Наташа замерла. Лицо её искривила судорога боли.
— Тебе плохо, Наташа? Может, я пойду?
— Да, болит немножко… подожди… сейчас… Так ты мечтай, Надюш. Мечтай, — продолжала Наташа, превозмогая боль, — и смело иди к своей цели. Прислушайся к своей Душе, и у тебя всё получится… Поверь мне… Всё-всё… Ах… Позови… пожалуйста, Ваню…
— Спасибо, Наташа… Мне жаль… — Надя, уже во всю размазывая по щекам слёзы, выехала из палаты.

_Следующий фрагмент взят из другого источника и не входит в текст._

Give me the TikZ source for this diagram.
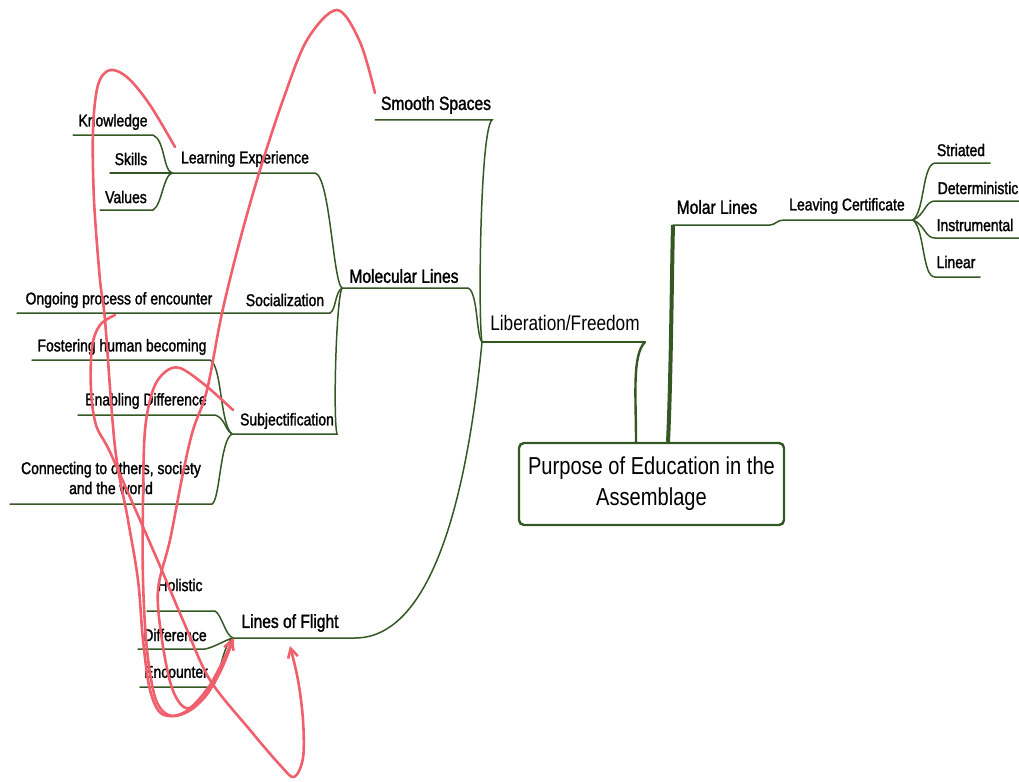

— Ваня, вас Наташа зовёт. Ей плохо.
Муж Наташи опрометью бросился в палату, а Надя, не скрывая выкатывающихся горохом слёз, хлюпая носом и тяжело вздыхая, поехала к себе. Ей было тоскливо и больно. Всё, что сказала ей умирающая женщина, уже давно «крутилось» в её юной головке.

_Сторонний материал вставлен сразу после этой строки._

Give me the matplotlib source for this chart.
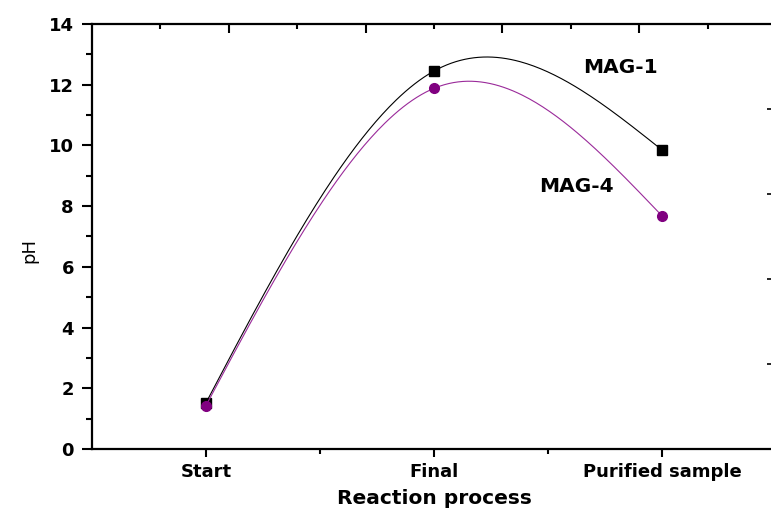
import numpy as np
import matplotlib
matplotlib.use("Agg")
import matplotlib.pyplot as plt

categories = ["Start", "Final", "Purified sample"]
mag1 = [1.52, 12.45, 9.85]
mag4 = [1.43, 11.88, 7.68]
series_names = ["MAG-1", "MAG-4"]

plt.rcParams['font.family'] = ['DejaVu Sans']


def natural_spline(x, y, n=200):
    x = np.asarray(x, float)
    y = np.asarray(y, float)
    k = len(x)
    h = np.diff(x)
    A = np.zeros((k, k))
    r = np.zeros(k)
    A[0, 0] = 1
    A[-1, -1] = 1
    for i in range(1, k - 1):
        A[i, i - 1] = h[i - 1]
        A[i, i] = 2 * (h[i - 1] + h[i])
        A[i, i + 1] = h[i]
        r[i] = 6 * ((y[i + 1] - y[i]) / h[i] - (y[i] - y[i - 1]) / h[i - 1])
    M = np.linalg.solve(A, r)
    xs = np.linspace(x[0], x[-1], n)
    ys = np.empty_like(xs)
    for j, xv in enumerate(xs):
        i = min(np.searchsorted(x, xv, side='right') - 1, k - 2)
        t0 = x[i + 1] - xv
        t1 = xv - x[i]
        hi = h[i]
        ys[j] = (M[i] * t0 ** 3 / (6 * hi) + M[i + 1] * t1 ** 3 / (6 * hi)
                 + (y[i] / hi - M[i] * hi / 6) * t0
                 + (y[i + 1] / hi - M[i + 1] * hi / 6) * t1)
    return xs, ys


fig = plt.figure(figsize=(7.71, 5.19), dpi=100)
ax = fig.add_axes([0.1193, 0.1349, 0.8872, 0.8189])

xpos = np.arange(1, len(categories) + 1)

xs, ys = natural_spline(xpos, mag1)
ax.plot(xs, ys, color='black', lw=0.8)
ax.plot(xpos, mag1, ls='none', marker='s', ms=6.5, color='black')

xs, ys = natural_spline(xpos, mag4)
ax.plot(xs, ys, color='#9a2a9a', lw=0.8)
ax.plot(xpos, mag4, ls='none', marker='o', ms=7, color='#800080')

ax.text(2.654, 12.55, series_names[0], fontsize=14.5, fontweight='bold', va='center', ha='left')
ax.text(2.46, 8.63, series_names[1], fontsize=14.5, fontweight='bold', va='center', ha='left')

ax.set_xlim(0.5, 3.5)
ax.set_ylim(0, 14)
ax.set_xticks(xpos)
ax.set_xticklabels(categories, fontsize=13, fontweight='bold')
ax.set_xticks([1.5, 2.5], minor=True)
ax.set_yticks(np.arange(0, 15, 2))
ax.set_yticklabels([str(v) for v in range(0, 15, 2)], fontsize=13, fontweight='bold')
ax.set_yticks(np.arange(1, 14, 2), minor=True)

ax.tick_params(axis='x', which='major', direction='out', length=6, width=1.5, pad=4, top=False)
ax.tick_params(axis='x', which='minor', direction='out', length=3.5, width=1.5, top=False)
ax.tick_params(axis='y', which='major', direction='out', length=7, width=1.5, pad=6, right=False)
ax.tick_params(axis='y', which='minor', direction='out', length=4, width=1.5, right=False)

for s in ax.spines.values():
    s.set_linewidth(1.6)

ax.set_xlabel("Reaction process", fontsize=14.5, fontweight='bold', labelpad=6)
ax.set_ylabel("pH", fontsize=13)
ax.yaxis.set_label_coords(-0.079, 0.468)

# top axis ticks (inward)
axt = ax.twiny()
axt.set_xlim(ax.get_xlim())
axt.set_xticks([1.1, 1.7, 2.3, 2.9])
axt.set_xticks([0.8, 1.4, 2.0, 2.6, 3.2], minor=True)
axt.tick_params(axis='x', which='major', direction='in', length=6.5, width=1.5, labeltop=False)
axt.tick_params(axis='x', which='minor', direction='in', length=3.5, width=1.5)
for s in axt.spines.values():
    s.set_visible(False)

# right axis ticks (inward)
axr = ax.twinx()
axr.set_ylim(0, 14)
axr.set_yticks([2.8, 5.6, 8.4, 11.2])
axr.tick_params(axis='y', direction='in', length=6.5, width=1.2, labelright=False)
for s in axr.spines.values():
    s.set_visible(False)

fig.savefig("out.png", dpi=100)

«Управлять своей судьбой? Легко сказать… Взять ответственность за свои поступки? Так я и так за них «отвечаю», вот, сижу теперь…»

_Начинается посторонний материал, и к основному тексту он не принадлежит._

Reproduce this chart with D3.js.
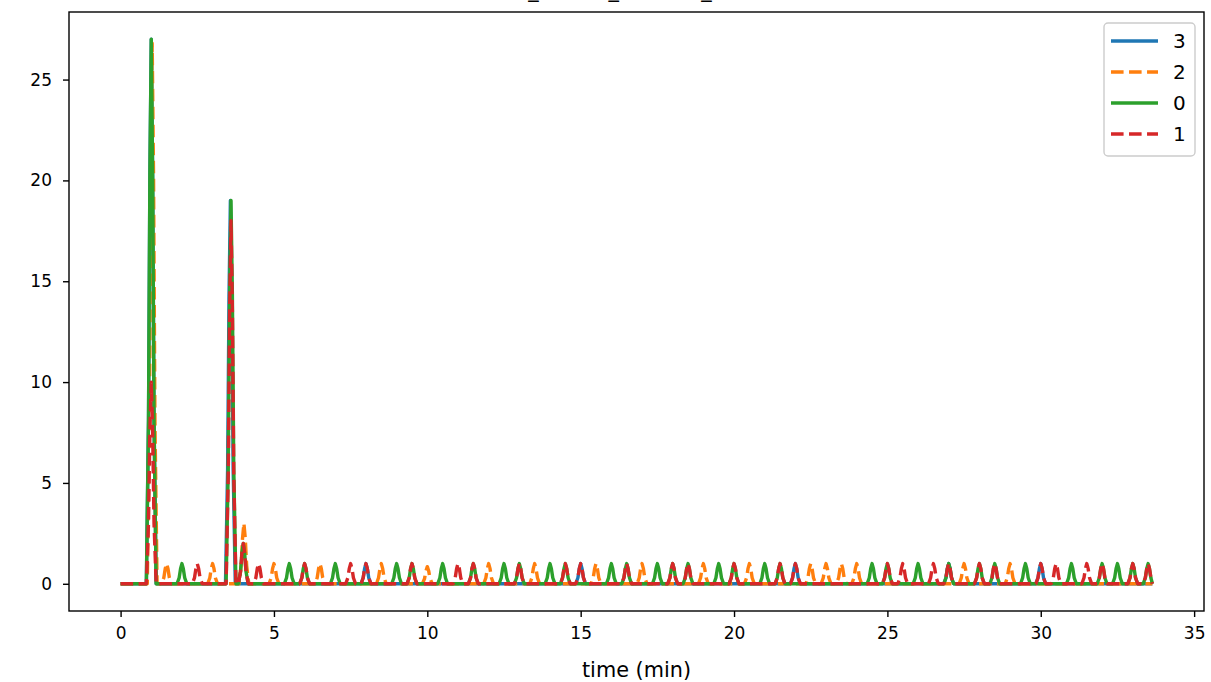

Совершенно непонятно откуда брались эти мысли, но Наташа озвучила сегодня многие вопросы, которые Надя задавала себе миллион раз.
Она подъехала к своей кровати. Перенесла свое тело на неё и, отвернувшись к своей стене-спасительнице, дала волю слезам. А от души наплакавшись, взяла в руки книгу о девочке, которая «всего добилась сама», и стала читать.
На следующее утро в палату вошел Иван. Он улыбался.
— Наташе лучше? — обрадовалась Надя.
— Наташа умерла, — тихо ответил молодой мужчина.
Надя растерялась. Как же так? Наташа умерла, а он улыбается? Умерла, оставив ему двухлетнего ребенка, который никогда не увидит свою маму, а он улыбается?
— Она больше не мучается, — произнёс он, как будто угадав её мысли, — было очень больно смотреть на то, как Наташа мучилась. Мне будет очень не хватать её, но это будет моя боль. А ей больше не больно. Ты понимаешь? — Иван улыбнулся ещё шире. — Вот. Наташа просила передать тебе это. Иван протянул Наде маленькое колечко с небольшим рубинчиком.
— Это мне?
— Да. Наташа, перед тем как «уйти», просила передать его тебе.
— За что?
— Ни за что. На память.
— Но я не могу… Оно, наверное, золотое… дорогое. У вас же есть ребенок, ему пусть останется.
— Оно золотое, но не дорогое. У нас есть маленькая дочь. — Иван сглотнул и глубоко вздохнул, отвечая на Надины высказывания по порядку, — и она очень похожа на Наташу. Ей много чего осталось от мамы, а это колечко моя жена просила передать тебе. Ты же понимаешь, я не могу не выполнить последнюю волю умирающей. Возьми, пожалуйста.
— Спасибо.
Иван бережно положил колечко Наде на ладошку, молча развернулся и пошёл к выходу.
— Иван! — окликнула его девушка.
Он остановился и вопросительно посмотрел на Надю.
— А вы Наташу очень любили?
— Больше всего на свете, — бросил он и вышел.